ANCHORAGE, Alaska – Lingering crude from the nation’s largest oil spill has weathered only slightly almost 18 years after the tanker Exxon Valdez ran aground and fouled hundreds of miles of Alaska shoreline, a new federal study concludes.
The estimated 85 tons of oil remaining at Prince William Sound is declining about 4 percent year and even slower in the Gulf of Alaska, according to research chemist Jeffrey Short with the National Oceanic and Atmospheric Administration.
At that rate of decline, oil could persist for decades below the surface of some beaches along the gulf, Short and colleagues said in their report.

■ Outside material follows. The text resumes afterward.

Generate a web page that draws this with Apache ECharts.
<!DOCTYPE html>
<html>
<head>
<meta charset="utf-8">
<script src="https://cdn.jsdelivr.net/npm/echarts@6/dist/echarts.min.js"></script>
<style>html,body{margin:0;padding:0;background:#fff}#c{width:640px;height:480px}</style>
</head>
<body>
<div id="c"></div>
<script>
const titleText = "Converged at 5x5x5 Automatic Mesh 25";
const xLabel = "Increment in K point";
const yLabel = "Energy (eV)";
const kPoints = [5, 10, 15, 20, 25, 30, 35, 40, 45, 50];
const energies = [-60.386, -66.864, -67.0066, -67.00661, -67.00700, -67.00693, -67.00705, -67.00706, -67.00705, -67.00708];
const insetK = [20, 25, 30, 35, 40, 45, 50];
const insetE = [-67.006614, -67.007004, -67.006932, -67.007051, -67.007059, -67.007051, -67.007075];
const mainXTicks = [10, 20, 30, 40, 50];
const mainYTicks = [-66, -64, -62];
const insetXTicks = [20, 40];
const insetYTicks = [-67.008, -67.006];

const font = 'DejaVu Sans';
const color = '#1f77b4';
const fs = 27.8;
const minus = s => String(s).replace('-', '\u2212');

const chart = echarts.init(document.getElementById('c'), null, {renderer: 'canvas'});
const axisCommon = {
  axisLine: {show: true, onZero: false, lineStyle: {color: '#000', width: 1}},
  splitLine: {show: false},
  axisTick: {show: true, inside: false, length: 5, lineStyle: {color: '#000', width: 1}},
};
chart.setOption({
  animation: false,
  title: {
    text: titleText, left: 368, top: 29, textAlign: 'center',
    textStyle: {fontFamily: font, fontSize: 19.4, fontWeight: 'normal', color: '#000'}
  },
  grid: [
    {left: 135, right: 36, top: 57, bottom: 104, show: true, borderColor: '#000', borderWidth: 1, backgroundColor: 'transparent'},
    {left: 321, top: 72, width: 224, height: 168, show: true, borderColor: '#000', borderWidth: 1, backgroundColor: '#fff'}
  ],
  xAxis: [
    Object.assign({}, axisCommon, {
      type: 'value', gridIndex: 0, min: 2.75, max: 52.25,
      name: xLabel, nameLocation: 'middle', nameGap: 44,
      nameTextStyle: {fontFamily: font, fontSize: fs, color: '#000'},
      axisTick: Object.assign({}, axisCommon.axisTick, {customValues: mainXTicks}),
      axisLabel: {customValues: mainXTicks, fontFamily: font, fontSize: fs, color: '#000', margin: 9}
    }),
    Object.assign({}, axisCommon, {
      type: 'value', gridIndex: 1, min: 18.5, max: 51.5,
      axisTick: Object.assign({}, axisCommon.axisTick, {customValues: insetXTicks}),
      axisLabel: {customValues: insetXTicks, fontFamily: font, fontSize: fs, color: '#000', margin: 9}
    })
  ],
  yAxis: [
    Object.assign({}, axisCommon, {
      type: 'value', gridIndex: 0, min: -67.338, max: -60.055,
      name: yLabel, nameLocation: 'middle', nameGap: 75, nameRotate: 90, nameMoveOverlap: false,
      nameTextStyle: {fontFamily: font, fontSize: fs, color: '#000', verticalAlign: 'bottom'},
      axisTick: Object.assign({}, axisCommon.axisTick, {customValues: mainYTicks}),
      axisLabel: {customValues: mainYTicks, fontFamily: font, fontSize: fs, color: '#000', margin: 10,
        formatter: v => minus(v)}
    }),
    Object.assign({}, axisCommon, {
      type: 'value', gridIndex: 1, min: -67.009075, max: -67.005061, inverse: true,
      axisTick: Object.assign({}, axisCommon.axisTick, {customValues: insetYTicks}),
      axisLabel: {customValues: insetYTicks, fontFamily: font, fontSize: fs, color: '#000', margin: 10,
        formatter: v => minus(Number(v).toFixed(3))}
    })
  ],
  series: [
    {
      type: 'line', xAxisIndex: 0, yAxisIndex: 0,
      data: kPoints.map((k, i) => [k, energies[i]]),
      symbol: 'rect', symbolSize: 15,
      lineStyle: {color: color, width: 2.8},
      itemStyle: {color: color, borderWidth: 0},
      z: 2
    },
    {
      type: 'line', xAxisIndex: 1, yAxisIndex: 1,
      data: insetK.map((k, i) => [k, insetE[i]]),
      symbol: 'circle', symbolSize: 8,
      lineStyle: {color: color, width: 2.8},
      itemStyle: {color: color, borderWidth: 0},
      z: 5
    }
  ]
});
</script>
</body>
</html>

The study is to be published in the Feb. 15 edition of Environmental Science &Technology, the journal of the American Chemical Society.
“Such persistence can pose a contact hazard to intertidally foraging sea otters, sea ducks, and shorebirds, create a chronic source of low-level contamination, discourage subsistence in a region where use is heavy, and degrade the wilderness character of protected lands,” researchers wrote in their conclusion.
The study was partially funded by the Prince William Sound Regional Citizens Advisory Council, which was formed by federal mandate after the Exxon Valdez spill to monitor industry operations. Researchers, however, said their findings and conclusions were not influenced by that sponsorship.
Exxon Mobil Corp. spokesman Mark Boudreaux said the company’s Valdez team was reviewing the report. He supplied an earlier statement from Exxon that more than 350 independent studies have found no evidence of significant long-term effect from the spill.
The Exxon Valdez ran aground March 24, 1989, emptying 11 million gallons of crude oil into Prince William Sound. The spill contaminated more than 1,200 miles of shoreline and killed hundreds of thousands of seabirds and marine animals.